Estelle Morris, the Secretary of State for Education, made a start yesterday, with her announcement of 400 new specialist schools. This is one of those initiatives which seems to be more about presentation than substance, but on this occasion the presentation is the substance. So far, specialist schools have not been a form of backdoor selection: although such schools are permitted to select up to 10 per cent of their intake by what is coyly called "aptitude" in languages, sport, arts, music or technology, hardly any of them do so. Yet the mere act of declaring an institution as a specialist school seems to raise morale and standards. It is not just the relatively small amounts of extra money; it seems to be a further proof of the law that productivity increases in response to any cosmetic change in the work environment.
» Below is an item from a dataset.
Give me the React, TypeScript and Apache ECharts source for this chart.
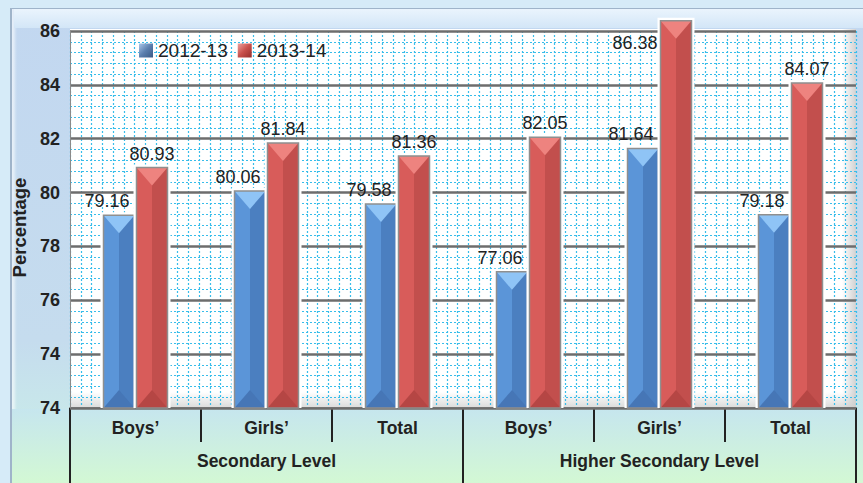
import React, { useEffect, useRef } from "react";
import * as echarts from "echarts";

const categories = ["Boys’", "Girls’", "Total", "Boys’", "Girls’", "Total"];
const levels = ["Secondary Level", "Higher Secondary Level"];
const seriesNames = ["2012-13", "2013-14"];
const values2012 = [79.16, 80.06, 79.58, 77.06, 81.64, 79.18];
const values2013 = [80.93, 81.84, 81.36, 82.05, 86.38, 84.07];
const yTicks = [72, 74, 76, 78, 80, 82, 84, 86];
const yTickLabels = ["74", "74", "76", "78", "80", "82", "84", "86"];
const minorColumns = 73;

const FONT = '"Liberation Sans", Arial, sans-serif';

const palettes = [
  { left: "#5b95d8", right: "#4b7fc0", top: "#8fc4f6", bottom: "#4676b6" },
  { left: "#d85c5a", right: "#c24f4d", top: "#ee837f", bottom: "#b54644" },
];

const makeRender = (side: number) => (params: any, api: any) => {
  const idx = api.value(0);
  const val = api.value(1);
  const p = api.coord([idx, val]);
  const b = api.coord([idx, yTicks[0]]);
  const cx = p[0];
  const yTop = p[1];
  const yBase = b[1];
  const w = 31;
  const x0 = side === 0 ? cx - 32 : cx + 1;
  const x1 = x0 + w;
  const xm = (x0 + x1) / 2;
  const h = yBase - yTop;
  const bev = Math.min(18, h / 2);
  const pal = palettes[side];
  const plotTop = params.coordSys && typeof params.coordSys.y === "number" ? params.coordSys.y : 31;
  let tx = side === 0 ? xm - 12 : xm;
  let ty = yTop - 5;
  let ta = "center";
  let va = "bottom";
  if (yTop - 24 < plotTop) {
    tx = x0 - 3;
    ty = yTop + 13;
    ta = "right";
    va = "top";
  }
  return {
    type: "group",
    children: [
      { type: "rect", shape: { x: x0 - 3, y: yTop - 3, width: w + 6, height: h + 3 }, style: { fill: "#ffffff" } },
      { type: "rect", shape: { x: xm, y: yTop, width: x1 - xm, height: h }, style: { fill: pal.right } },
      { type: "rect", shape: { x: x0, y: yTop, width: xm - x0, height: h }, style: { fill: pal.left } },
      { type: "polygon", shape: { points: [[x0, yTop], [x1, yTop], [xm, yTop + bev]] }, style: { fill: pal.top } },
      { type: "polygon", shape: { points: [[x0, yBase], [x1, yBase], [xm, yBase - bev]] }, style: { fill: pal.bottom } },
      { type: "rect", shape: { x: x0, y: yTop, width: w, height: h }, style: { fill: "none", stroke: "#8f8f8f", lineWidth: 1.5 } },
      {
        type: "text",
        x: tx,
        y: ty,
        style: { text: val.toFixed(2), fill: "#222222", fontSize: 18, fontFamily: FONT, align: ta, verticalAlign: va },
      },
    ],
  };
};

export default function App() {
  const ref = useRef<HTMLDivElement>(null);
  useEffect(() => {
    if (!ref.current) return;
    const chart = echarts.init(ref.current, null, { renderer: "svg" });
    const legendColors = [
      new echarts.graphic.LinearGradient(0, 0, 1, 1, [
        { offset: 0, color: "#a9c6ea" },
        { offset: 0.5, color: "#5b7fae" },
        { offset: 1, color: "#3a5a86" },
      ]),
      new echarts.graphic.LinearGradient(0, 0, 1, 1, [
        { offset: 0, color: "#f0a09c" },
        { offset: 0.5, color: "#c8504c" },
        { offset: 1, color: "#942e2c" },
      ]),
    ];
    const dataSets = [values2012, values2013];
    chart.setOption({
      animation: false,
      backgroundColor: "transparent",
      textStyle: { fontFamily: FONT },
      grid: { left: 70, right: 7, top: 31, bottom: 75, containLabel: false },
      legend: {
        data: seriesNames,
        left: 139,
        top: 41,
        padding: 0,
        icon: "rect",
        itemWidth: 14,
        itemHeight: 14,
        itemGap: 10,
        textStyle: { fontSize: 19, color: "#222222", fontFamily: FONT },
      },
      xAxis: [
        {
          type: "category",
          data: categories,
          position: "bottom",
          boundaryGap: true,
          axisLine: { show: true, lineStyle: { color: "#8a8a8a", width: 2 } },
          axisTick: { show: true, length: 34, lineStyle: { color: "#222222", width: 2 } },
          axisLabel: { fontSize: 17.5, fontWeight: "bold", color: "#222222", margin: 11, fontFamily: FONT },
          splitLine: { show: false },
        },
        {
          type: "category",
          data: levels,
          position: "bottom",
          boundaryGap: true,
          axisLine: { show: false },
          axisTick: { show: true, length: 76, lineStyle: { color: "#222222", width: 2 } },
          axisLabel: { fontSize: 17.5, fontWeight: "bold", color: "#222222", margin: 44, fontFamily: FONT },
          splitLine: { show: false },
        },
        {
          type: "value",
          min: 0,
          max: minorColumns,
          interval: 1,
          position: "top",
          axisLine: { show: false },
          axisTick: { show: false },
          axisLabel: { show: false },
          splitLine: { show: true, lineStyle: { color: "#38bdea", type: [2, 2], width: 1.2 } },
        },
      ],
      yAxis: {
        type: "value",
        min: yTicks[0],
        max: yTicks[yTicks.length - 1],
        interval: 2,
        z: 1,
        name: "Percentage",
        nameLocation: "middle",
        nameRotate: 90,
        nameGap: 39,
        nameTextStyle: {
          fontSize: 18.5,
          fontWeight: "bold",
          color: "#222222",
          fontFamily: FONT,
          padding: [0, 16, 0, 0],
        },
        axisLine: { show: true, lineStyle: { color: "#8a8a8a", width: 1 } },
        axisTick: { show: false },
        axisLabel: {
          fontSize: 18,
          fontWeight: "bold",
          color: "#222222",
          margin: 10,
          fontFamily: FONT,
          formatter: (v: number) => {
            const i = yTicks.indexOf(v);
            return i >= 0 ? yTickLabels[i] : "";
          },
        },
        splitLine: { show: true, lineStyle: { color: "#6d6d6d", width: 2.5 } },
        minorTick: { show: false, splitNumber: 5 },
        minorSplitLine: { show: true, lineStyle: { color: "#38bdea", type: [2, 2], width: 1.2 } },
      },
      series: seriesNames.map((name, side) => ({
        name,
        type: "custom",
        xAxisIndex: 0,
        yAxisIndex: 0,
        clip: false,
        itemStyle: { color: legendColors[side] },
        encode: { x: 0, y: 1 },
        data: dataSets[side].map((v, i) => [i, v]),
        renderItem: makeRender(side),
      })),
    });
    return () => chart.dispose();
  }, []);

  return (
    <div style={{ position: "fixed", left: 0, top: 0, width: 863, height: 483, overflow: "hidden", background: "#d6ebf8" }}>
      <div
        style={{
          position: "absolute",
          left: 10,
          top: 8,
          right: 0,
          bottom: 0,
          background: "linear-gradient(to bottom, #c2d7f0 0%, #c5dcee 70%, #c8e8ea 86%, #d4fad4 100%)",
          borderLeft: "2px solid #9fb4ca",
          borderTop: "1px solid #9fb4ca",
          boxShadow: "inset 3px 0 3px rgba(255,255,255,0.6)",
        }}
      />
      <div
        style={{
          position: "absolute",
          left: 14,
          top: 9,
          right: 0,
          height: 19,
          background: "linear-gradient(to bottom, #eaf4fd, #d3e6f7)",
        }}
      />
      <div
        style={{
          position: "absolute",
          left: 12,
          top: 409,
          right: 0,
          bottom: 0,
          background: "linear-gradient(to bottom, #c6e6ee, #d3f8d4)",
        }}
      />
      <div style={{ position: "absolute", left: 70, top: 29, width: 786, height: 379, background: "#ffffff" }} />
      <div
        style={{
          position: "absolute",
          left: 70,
          top: 392,
          width: 786,
          height: 16,
          background: "linear-gradient(to bottom, rgba(230,230,230,0), rgba(215,215,215,0.9))",
        }}
      />
      <div
        style={{
          position: "absolute",
          left: 842,
          top: 29,
          width: 14,
          height: 379,
          background: "linear-gradient(to right, rgba(235,235,235,0), rgba(205,205,205,0.9))",
        }}
      />
      <div ref={ref} style={{ position: "absolute", left: 0, top: 0, width: 863, height: 483 }} />
    </div>
  );
}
The creation of more specialist schools should therefore be welcomed, but it is not the kind of radical reform that is capable of producing the sort of step change which the electorate might notice by the time of the next election.
For that, Ms Morris should listen to the wisdom of Kevin Satchwell, the headteacher of Thomas Telford School in Shropshire, who was knighted by her Government in the recent honours list. He suggests that the role of teacher training colleges should be downgraded in favour of training teachers in schools. It would be going too far – although it is tempting – to advocate the abolition of teacher training colleges. But the Government should, in effect, reconstruct from scratch the way we teach our teachers, with schools being seen as the main location in which it takes place. This fits with its plans for some of the best specialist schools to become "training schools" and to be given extra money to pay people with a mission to teach the training that matters – in the classroom.
Ms Morris must not shirk from extending that experiment throughout the system, ensuring that at least some of the extra resources being poured into the education system over the next few years goes into more effective ways of teaching teachers how to teach.